The Disappearance of Ichabod Crane at the Library!
Now you can purchase The Disappearance of Ichabod Crane: A Play in Five Acts at the Clifton Public Library.
Reacquaint yourself with one of American literature’s most famous ghosts, the Headless Horseman of Sleepy Hollow, in The Disappearance of Ichabod Crane: A Play in Five Acts by Andrew Winkel. An abridged version of this play ran from 2006 to 2010 at the Bourbonnais Township Park District’s annual Night at Sleepy Hollow event. Now for the first time readers can see the script as it was originally envisioned.
On the day following Ichabod Crane’s disappearance from Sleepy Hollow, school-children Tom, Mary, and Piper meet to lead a search party for their missing school-master. Over five acts, Winkel uses the frame of the school-children’s search to introduce characters and events from The Legend of Sleepy Hollow by Washington Irving. Through this device readers meet Ichabod Crane, Hans Van Ripper, Katrina and Baltus Van Tassel, Brom Bones, and of course, The Headless Horseman. Will they escape with their heads? Or do they join their school-master?
Winkel has also partnered Washington Irving’s The Legend of Sleepy Hollow alongside the play. Not content to simply copy a public domain version from the Internet, this specially prepared edition was OCR scanned and edited from a 1920 copy of the story, then compared for consistency against three additional public domain versions. In addition to the original story, Winkel included over forty footnotes to help modern readers navigate the historical context of the story and Irving’s challenging vocabulary.
The 106 page trade paperback book is available for order through most bookstores, online retailers, and will be specially available at the Exploration Station gift shop (459 North Kennedy Dr., Bourbonnais) and the Clifton Public Library (150 East Fourth Ave., Clifton). Purchase price is $8.95. ISBN 978-0-9837905-0-1.

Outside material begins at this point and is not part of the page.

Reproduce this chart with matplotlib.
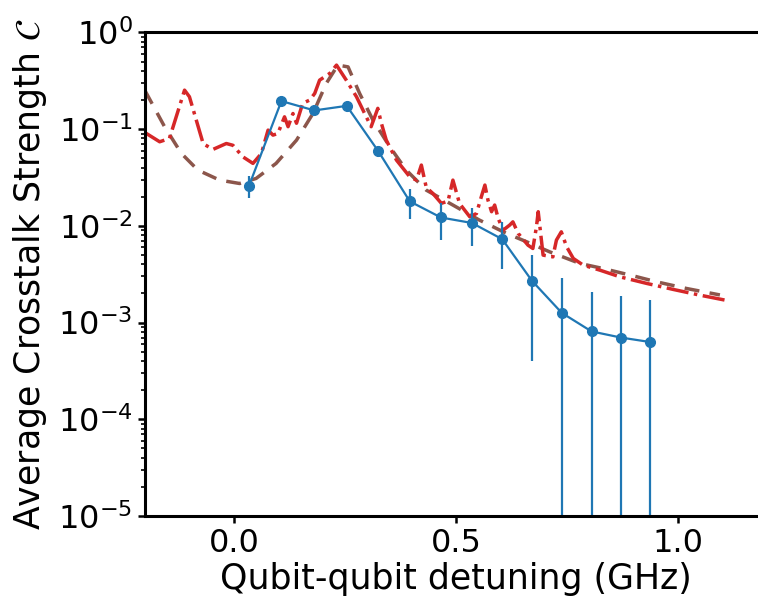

Many of our patrons are aware that I wear multiple hats: I teach middle school in Bradley during the day, I work at the library most evenings and Saturday mornings during the school year, I live with my family in Clifton; here is another hat that I wear: I am a writer and have created my own publishing company, Hierophantasm, to self-publish some of my work. As a local writer, there is no better place to have your work available to the public than the public library. I have already donated a copy to the library for those patrons who wish to simply read it without purchasing a copy. As of this posting date that copy is at our cataloging office to be added so it can circulate.